Pilot Bird, and Rose Robin. We didn't see a Lyrebird but heard it go

through all of its imitations of other birds from Kookaburra to Golden

Whistler and White-throated Treecreeper. After seeing a Buff-banded Rail

at the pond near Ken Simpson's house, our total was now 197 new birds.

Birding with Ken Simpson, with his vast knowledge of Australian

birds, must be what it was like birding with Roger Tory Peterson in North

America. In addition to knowing the birds, their ranges, and migratory

habits, Ken also knows their calls and songs and does great imitations

of them, and he is really tuned in to the environment. While the rest of

us would pick a leech off our leg or shoulder and squash it, Ken would pick

his leeches off and carefully place them back on a leaf. But even with Ken

Simpson we couldn't find a Powerful Owl or Tawny Frogmouth.
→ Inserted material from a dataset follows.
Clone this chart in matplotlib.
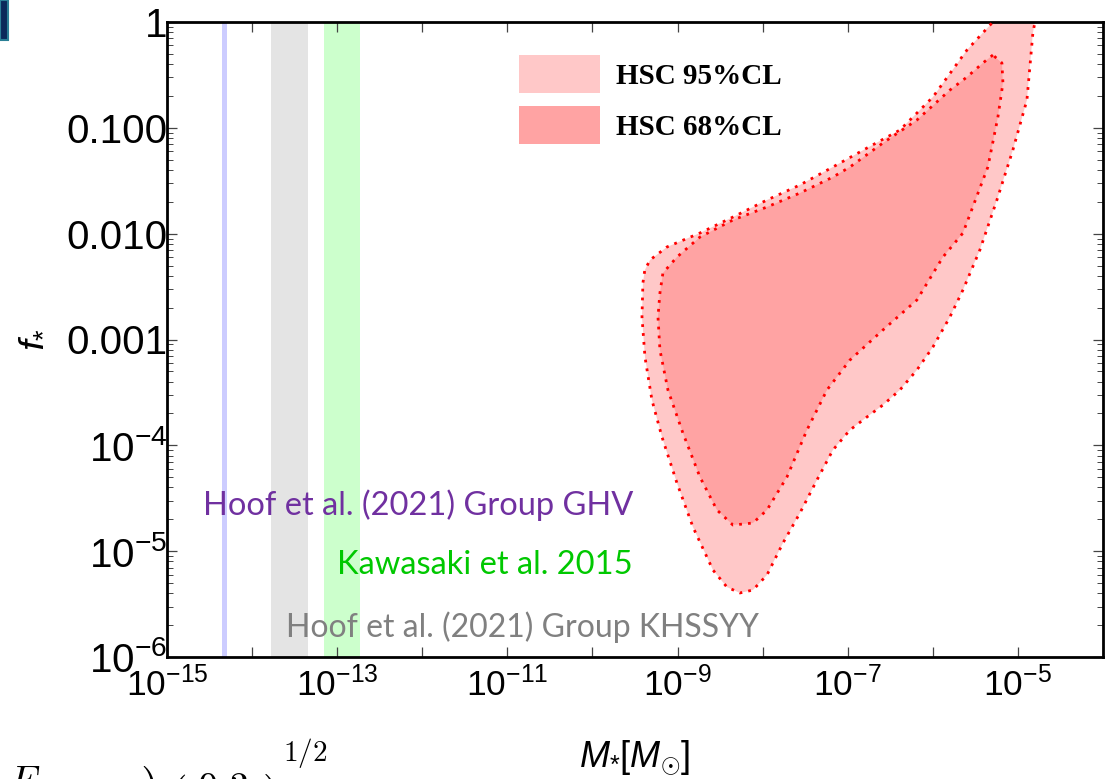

On Australia Day, January 26th, at a backyard barbecue in

Warrandyte, I noticed a Little Corella at a bird feeder--198 birds. We had

one more birding day planned at Jumping Creek Reserve in Warrandyte State

Park on January 28th with the Melbourne branch of the Bird Observers Club

of Australia. This was our last shot at 200 birds. All 25 in the group

were on the lookout for the Powerful Owl and Tawny Frogmouth, but any new

bird would do. A Varied Sittella scooting down a tree trunk made 199, and

on the way back to the cars someone shouted, "Have you seen a Crested

Shrike-tit yet? Here are several over here." With their black crests,

white striped heads and yellow bodies, the shrike-tits were noisily feeding

along the south bank of the Yarra River. When I said, "That makes 200,"

the whole group broke into spontaneous applause--a truly unforgettable

experience.

It was only by making a quick trip to the Healesville Sanctuary,

northeast of Melbourne, that we finally saw the Powerful Owl and Tawny

Frogmouth--both uncountable, however, because they were in an aviary.